Wednesday, March 23, 2011

New Issue of Action Yes

Has texts by two of FF's favorites and other really good stuff (like how I just branded myself there, sorry I just read an interview with Tyra Banks, it makes one go temporarily third-person): A crazy-awesome poem/play/text by Gina Abelkop, and Jackie Wang's long-weirdo-brilliant-essay "Serbian Ballerinas Dance with Machine Guns" (and I just received in the post Jackie's chapbook C. Exigua from Gina's press, Birds of Lace, it's soon on my list of reading!)

And for those who care about these things (as I do) I have no idea why Blogger has started to fuck with me and sometimes sporadically make my titles and dates Times New Roman. If I worry about it too much today I'm going to throw my computer. I'm trying to take deep breaths and ignore it. I think it has something to do with HTML coding once I copy and paste Word. Blah. Why Times New Roman do you suck so hard?

Okay, NOW I have to get to work. And tonight - Carolee Schneemann!!! If I can get up the nerve to leave the apartment and get into a car and drive there and figure out parking, all huge maybes. (Kate: should I ask her about Gaga's meat dress and Meat Joy?
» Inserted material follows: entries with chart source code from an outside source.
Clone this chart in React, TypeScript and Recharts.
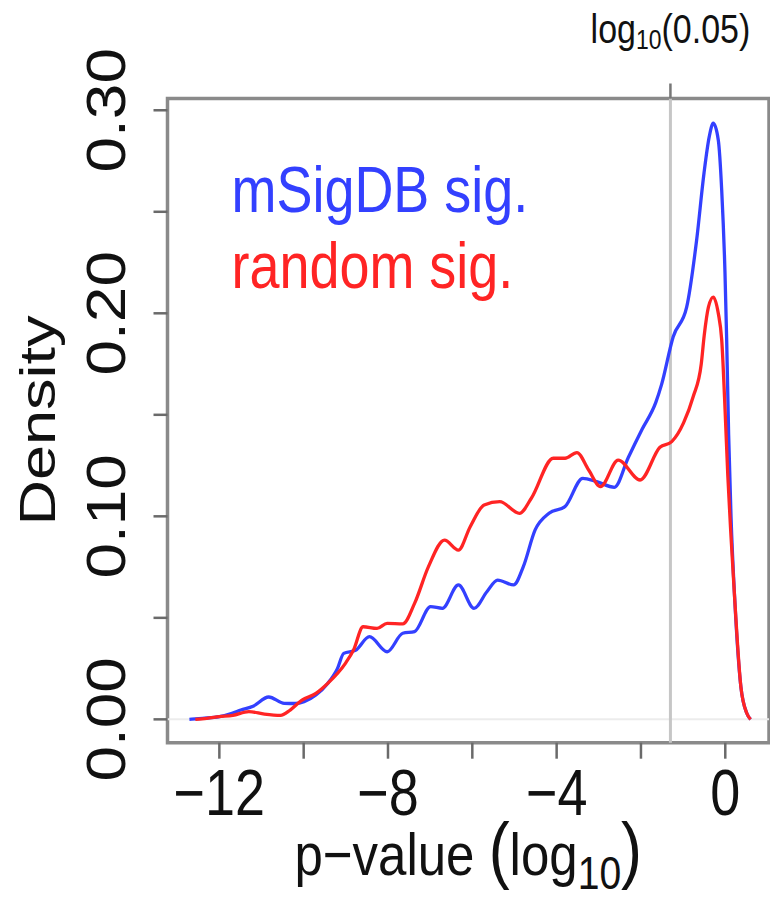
import React from "react";
import {
  LineChart,
  Line,
  XAxis,
  YAxis,
  ReferenceLine,
  ReferenceArea,
  Label,
} from "recharts";

// density curves (x = log10 p-value)
const msigX = [
  -12.71, -12.4, -12.0, -11.7, -11.49, -11.2, -10.83, -10.46, -10.2, -9.99,
  -9.71, -9.43, -9.2, -9.05, -8.77, -8.44, -8.02, -7.65, -7.37, -6.99, -6.71,
  -6.33, -5.96, -5.65, -5.4, -5.02, -4.79, -4.51, -4.18, -3.8, -3.38, -3.05,
  -2.63, -2.3, -1.97, -1.65, -1.51, -1.235, -0.916, -0.68, -0.505, -0.38,
  -0.285, -0.166, -0.085, -0.007, 0.033, 0.08, 0.136, 0.23, 0.37, 0.51, 0.6,
];
const msigDensity = [
  0, 0.0005, 0.0013, 0.003, 0.0046, 0.0065, 0.011, 0.0079, 0.0078, 0.0087,
  0.012, 0.0177, 0.025, 0.0325, 0.034, 0.0407, 0.0333, 0.0424, 0.0432, 0.0555,
  0.0547, 0.0662, 0.0547, 0.063, 0.0686, 0.0662, 0.0752, 0.0933, 0.1015,
  0.1048, 0.1187, 0.1171, 0.1143, 0.129, 0.143, 0.156, 0.165, 0.1885, 0.203,
  0.236, 0.269, 0.287, 0.2936, 0.2854, 0.2607, 0.22, 0.187, 0.14, 0.1, 0.057,
  0.016, 0.003, 0,
];

const randX = [
  -12.57, -12.3, -12.0, -11.68, -11.3, -10.93, -10.55, -10.32, -10.04, -9.71,
  -9.43, -9.01, -8.82, -8.59, -8.26, -8.02, -7.65, -7.37, -7.04, -6.66, -6.33,
  -6.05, -5.72, -5.35, -4.88, -4.6, -4.08, -3.8, -3.52, -3.24, -2.96, -2.54,
  -2.02, -1.55, -1.27, -0.99, -0.76, -0.57, -0.5, -0.4, -0.285, -0.166,
  -0.085, 0.0, 0.06, 0.136, 0.23, 0.37, 0.51, 0.6,
];
const randDensity = [
  0, 0.0005, 0.0013, 0.002, 0.0038, 0.0026, 0.002, 0.0046, 0.0095, 0.0128,
  0.0177, 0.0276, 0.034, 0.0456, 0.0448, 0.0473, 0.047, 0.0571, 0.0752,
  0.0883, 0.0834, 0.0949, 0.1056, 0.1072, 0.1015, 0.1089, 0.1286, 0.1286,
  0.1314, 0.1228, 0.1146, 0.1277, 0.1179, 0.134, 0.1368, 0.146, 0.159, 0.175,
  0.189, 0.203, 0.208, 0.2, 0.187, 0.15, 0.12, 0.09, 0.057, 0.016, 0.003, 0,
];

const xTicks = [-12, -10, -8, -6, -4, -2, 0];
const xTickLabels = [-12, -8, -4, 0];
const yTicks = [0, 0.05, 0.1, 0.15, 0.2, 0.25, 0.3];
const yTickLabels = ["0.00", "0.10", "0.20", "0.30"];

const X_MIN = -13.23;
const X_MAX = 1.037;
const Y_MIN = -0.0115;
const Y_MAX = 0.3058;
const CUTOFF = Math.log10(0.05);

const BLUE = "#3340ff";
const RED = "#ff2424";
const FONT = "'Liberation Sans', Arial, Helvetica, sans-serif";
const INK = "#111";
const SQUEEZE = 0.83;

const msigData = msigX.map((x, i) => ({ x, y: msigDensity[i] }));
const randData = randX.map((x, i) => ({ x, y: randDensity[i] }));

const fmtX = (v: number) => (v < 0 ? "\u2212" + Math.abs(v) : String(v));

const XTick = (props: any) => {
  const { x, y, payload } = props;
  if (!xTickLabels.includes(payload.value)) return <g />;
  return (
    <text
      transform={`translate(${x},${y + 56}) scale(${SQUEEZE},1)`}
      textAnchor="middle"
      fontFamily={FONT}
      fontSize={65}
      fill={INK}
    >
      {fmtX(payload.value)}
    </text>
  );
};

const YTick = (props: any) => {
  const { x, y, payload } = props;
  const label = payload.value.toFixed(2);
  if (!yTickLabels.includes(label)) return <g />;
  return (
    <text
      transform={`translate(${x - 28.5},${y}) scale(0.86,1) rotate(-90)`}
      textAnchor="middle"
      fontFamily={FONT}
      fontSize={64}
      fill={INK}
    >
      {label}
    </text>
  );
};

const XTitle = ({ viewBox }: any) => (
  <text
    transform={`translate(${viewBox.x + viewBox.width / 2},${viewBox.y + 132}) scale(0.85,1)`}
    textAnchor="middle"
    fontFamily={FONT}
    fontSize={60}
    fill={INK}
  >
    <tspan>p{"\u2212"}value </tspan>
    <tspan fontSize={74}>(</tspan>
    <tspan>log</tspan>
    <tspan fontSize={46} dy={14}>10</tspan>
    <tspan fontSize={74} dy={-14}>)</tspan>
  </text>
);

const YTitle = ({ viewBox }: any) => (
  <text
    transform={`translate(${viewBox.x + 55},${viewBox.y + viewBox.height / 2}) scale(0.8,1) rotate(-90)`}
    textAnchor="middle"
    fontFamily={FONT}
    fontSize={63}
    fill={INK}
  >
    Density
  </text>
);

const CutoffLabel = ({ viewBox }: any) => (
  <g>
    <line
      x1={viewBox.x}
      x2={viewBox.x}
      y1={viewBox.y - 15}
      y2={viewBox.y}
      stroke="#777"
      strokeWidth={2.5}
    />
    <text
      transform={`translate(${viewBox.x},${viewBox.y - 56}) scale(0.85,1)`}
      textAnchor="middle"
      fontFamily={FONT}
      fontSize={40}
      fill={INK}
    >
      <tspan>log</tspan>
      <tspan fontSize={27} dy={6}>10</tspan>
      <tspan dy={-6}>(0.05)</tspan>
    </text>
  </g>
);

const SeriesKey = ({ viewBox }: any) => (
  <g fontFamily={FONT} fontSize={65}>
    <text
      transform={`translate(${viewBox.x + 64},${viewBox.y + 113}) scale(${SQUEEZE},1)`}
      fill={BLUE}
    >
      mSigDB sig.
    </text>
    <text
      transform={`translate(${viewBox.x + 64},${viewBox.y + 189.5}) scale(${SQUEEZE},1)`}
      fill={RED}
    >
      random sig.
    </text>
  </g>
);

export default function App() {
  return (
    <div style={{ position: "absolute", left: 0, top: 0, background: "#fff" }}>
      <LineChart
        width={770}
        height={900}
        margin={{ top: 98.5, right: 1, bottom: 0, left: 0 }}
      >
        <XAxis
          type="number"
          dataKey="x"
          domain={[X_MIN, X_MAX]}
          ticks={xTicks}
          interval={0}
          allowDataOverflow
          height={157.3}
          axisLine={false}
          tickSize={16}
          tickMargin={0}
          tickLine={{ stroke: "#6a6a6a", strokeWidth: 2.5 }}
          tick={<XTick />}
        >
          <Label content={<XTitle />} />
        </XAxis>
        <YAxis
          type="number"
          dataKey="y"
          domain={[Y_MIN, Y_MAX]}
          ticks={yTicks}
          interval={0}
          allowDataOverflow
          width={167.5}
          axisLine={false}
          tickSize={14}
          tickMargin={0}
          tickLine={{ stroke: "#6a6a6a", strokeWidth: 2.5 }}
          tick={<YTick />}
        >
          <Label content={<YTitle />} />
        </YAxis>
        <ReferenceLine y={0} stroke="#ececec" strokeWidth={2} />
        <ReferenceLine
          x={CUTOFF}
          stroke="#c6c6c6"
          strokeWidth={3}
          label={<CutoffLabel />}
        />
        <ReferenceArea
          x1={X_MIN}
          x2={X_MAX}
          y1={Y_MIN}
          y2={Y_MAX}
          fill="none"
          stroke="#8a8a8a"
          strokeWidth={3.5}
          label={<SeriesKey />}
        />
        <Line
          data={msigData}
          dataKey="y"
          type="monotone"
          stroke={BLUE}
          strokeWidth={3.3}
          dot={false}
          isAnimationActive={false}
        />
        <Line
          data={randData}
          dataKey="y"
          type="monotone"
          stroke={RED}
          strokeWidth={3.3}
          dot={false}
          isAnimationActive={false}
        />
      </LineChart>
    </div>
  );
}
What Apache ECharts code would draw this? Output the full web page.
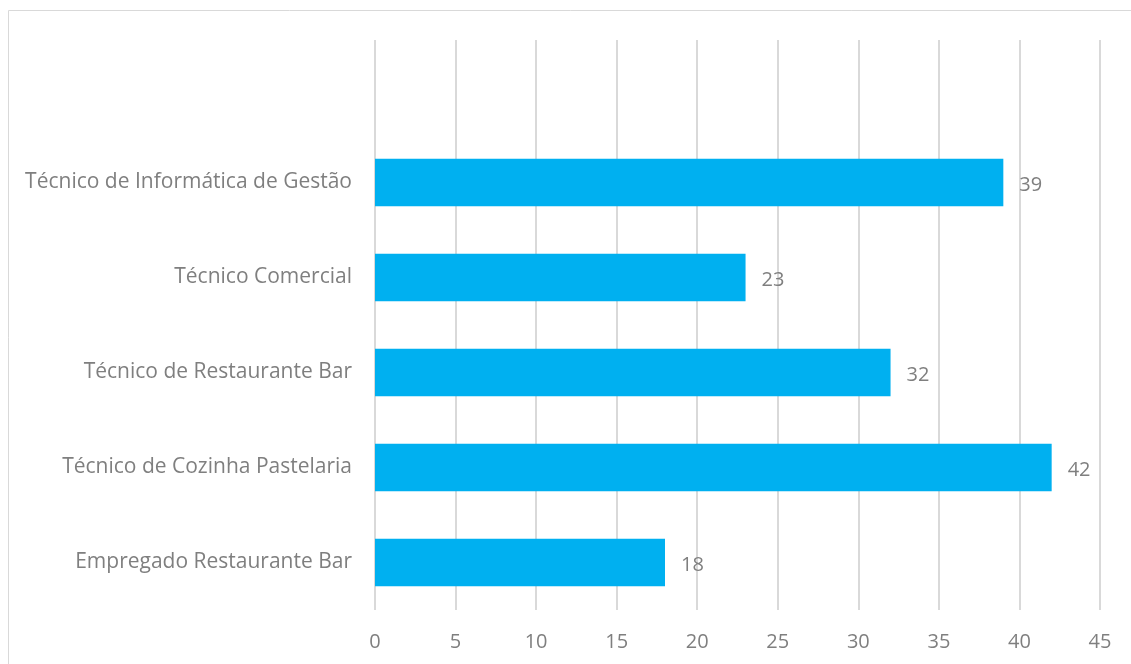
<!DOCTYPE html>
<html lang="pt">
<head>
<meta charset="UTF-8">
<title>Cursos</title>
<script src="https://cdn.jsdelivr.net/npm/echarts@6/dist/echarts.min.js"></script>
<style>
  html, body { margin: 0; padding: 0; background: #fff; }
  #chart { width: 1131px; height: 664px; }
</style>
</head>
<body>
<div id="chart"></div>
<script>
// categories from bottom to top; top slot is empty in the original
var cursos = ['Empregado Restaurante Bar', 'Técnico de Cozinha Pastelaria',
    'Técnico de Restaurante Bar', 'Técnico Comercial',
    'Técnico de Informática de Gestão', ''];
var alunos = [18, 42, 32, 23, 39, null];

var chart = echarts.init(document.getElementById('chart'));
var option = {
    animation: false,
    textStyle: { fontFamily: 'Open Sans' },
    graphic: [{
        type: 'rect',
        shape: { x: 8.5, y: 10.5, width: 1200, height: 700 },
        style: { fill: 'none', stroke: '#d9d9d9', lineWidth: 1 }
    }],
    grid: { left: 375, right: 31, top: 40, bottom: 54 },
    xAxis: {
        type: 'value',
        min: 0,
        max: 45,
        interval: 5,
        axisLine: { show: false },
        axisTick: { show: false },
        splitLine: { lineStyle: { color: '#d9d9d9', width: 2 } },
        axisLabel: { color: '#7f7f7f', fontSize: 20, margin: 22 }
    },
    yAxis: {
        type: 'category',
        data: cursos,
        axisLine: { show: false },
        axisTick: { show: false },
        axisLabel: { color: '#7f7f7f', fontSize: 21, margin: 23, padding: [10, 0, 0, 0] }
    },
    series: [{
        type: 'bar',
        data: alunos,
        barWidth: '50%',
        itemStyle: { color: '#00b0f0' },
        label: {
            show: true,
            position: 'right',
            distance: 16,
            color: '#7f7f7f',
            fontSize: 20,
            offset: [0, 3]
        }
    }]
};
chart.setOption(option);
</script>
</body>
</html>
I can be a roving reporter for Gaga Stigmata).

Homage to Elizabeth Taylor that Functions as My Mood for the Day

(RIP Ms. Taylor: I LOVED you in BUtterfield 8, Cat on a Hot Tin Roof, Who's Afraid of Virginia Woolf, more and more. Oh, you in that white slip in Cat on a Hot Tin Roof. You in that slip again in BUtterfield 8. I think I've written about Cat on a Hot Tin Roof in my two novels - Maggie in OFA is referred to as Maggie-the-Cat, and the below scene from Green Girl)

(from massive breakdown scene in Green Girl, after threesome scene with her roommate Agnes and a boy who works in Men's Neckties, Ruth is in bed for days, in a daze, here she is watching Cat on A Hot Tin Roof, it is Christmas, she sits and watches film and the war and eats ice cream with her hands down her pants, then all is okay when she pulls a Mia Farrow and gets her hair cut off):

She wakes up to find a worried Agnes standing over her. Go away, she mumbles. This is how I choose to spend my holiday. Why couldn’t anybody let her have a simple breakdown?

You need to get up.
I’m in a funk, Ruth explains. Ruth licks her lips. They were dry.
How is it that the clouds still hang on you?
Well, you need to snap yourself out of it.

Agnes still stands over her. Is this about the other night? Agnes refuses to budge. She feels guilty, Ruth realizes with surprise. It was not an emotion Ruth thought Agnes experienced. Ruth looks around Agnes, towards the flickering miniature people on the screen. Liz Taylor as Maggie-the-Cat begging Paul Newman to love her. I’m not living with you: We occupy the same cage, that’s all. She imagines saying that to Agnes: We occupy the same cage, that’s all.

Ruth sighs heavily. She feels deep inside that she hates Agnes. And that maybe Agnes harbors a greater hatred for her, a hate and a love both so intense it confuses her. It’s just the holidays. I’ll get over it.